WORK TO COMPLETE -
Take the lines from the beginning of the material through the line containing "import matplotlib.pyplot as plt" and retype them exactly, leaving the pictures out.

— Start of SOURCE EXCERPT —

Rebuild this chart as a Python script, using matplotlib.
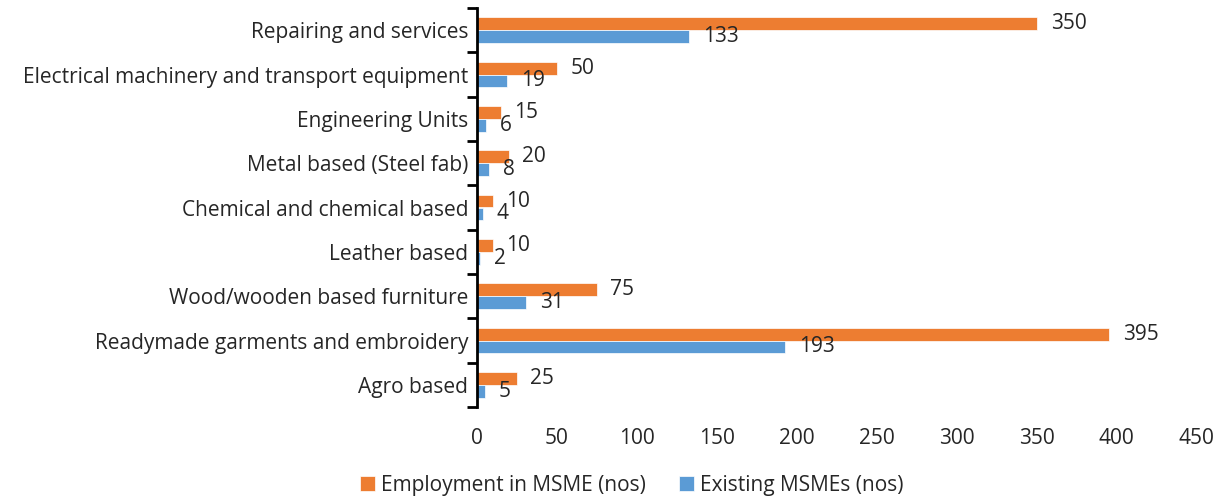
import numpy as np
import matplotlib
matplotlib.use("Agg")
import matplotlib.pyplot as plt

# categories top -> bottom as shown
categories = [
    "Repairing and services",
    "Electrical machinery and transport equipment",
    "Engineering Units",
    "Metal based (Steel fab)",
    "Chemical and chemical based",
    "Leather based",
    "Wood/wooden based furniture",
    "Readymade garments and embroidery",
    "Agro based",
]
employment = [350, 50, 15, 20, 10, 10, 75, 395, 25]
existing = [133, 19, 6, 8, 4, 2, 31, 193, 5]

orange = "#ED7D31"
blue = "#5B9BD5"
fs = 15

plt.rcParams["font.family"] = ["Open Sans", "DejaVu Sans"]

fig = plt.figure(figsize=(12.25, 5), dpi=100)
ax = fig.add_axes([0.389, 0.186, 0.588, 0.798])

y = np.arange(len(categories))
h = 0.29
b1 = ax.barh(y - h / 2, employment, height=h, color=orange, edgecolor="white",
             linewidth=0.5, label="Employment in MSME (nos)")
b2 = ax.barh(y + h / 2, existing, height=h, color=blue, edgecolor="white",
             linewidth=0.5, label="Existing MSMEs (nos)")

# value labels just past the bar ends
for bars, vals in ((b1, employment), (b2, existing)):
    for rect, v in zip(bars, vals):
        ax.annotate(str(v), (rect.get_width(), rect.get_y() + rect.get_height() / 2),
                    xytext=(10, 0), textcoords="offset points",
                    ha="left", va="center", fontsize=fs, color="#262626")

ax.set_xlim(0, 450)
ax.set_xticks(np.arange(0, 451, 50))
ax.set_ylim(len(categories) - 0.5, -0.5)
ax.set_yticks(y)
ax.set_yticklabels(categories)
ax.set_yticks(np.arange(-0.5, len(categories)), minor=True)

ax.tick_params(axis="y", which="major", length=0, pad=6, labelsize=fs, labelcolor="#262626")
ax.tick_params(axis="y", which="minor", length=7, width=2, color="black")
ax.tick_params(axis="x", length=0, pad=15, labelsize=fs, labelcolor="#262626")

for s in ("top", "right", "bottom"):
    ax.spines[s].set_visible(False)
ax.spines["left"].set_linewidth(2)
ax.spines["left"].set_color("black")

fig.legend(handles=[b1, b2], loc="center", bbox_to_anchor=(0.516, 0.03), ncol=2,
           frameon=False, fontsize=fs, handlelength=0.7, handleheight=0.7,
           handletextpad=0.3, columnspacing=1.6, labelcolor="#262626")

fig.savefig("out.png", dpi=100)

— End of SOURCE EXCERPT —

COMPLETE RESPONSE -
Rebuild this chart as a Python script, using matplotlib.
import numpy as np
import matplotlib
matplotlib.use("Agg")
import matplotlib.pyplot as plt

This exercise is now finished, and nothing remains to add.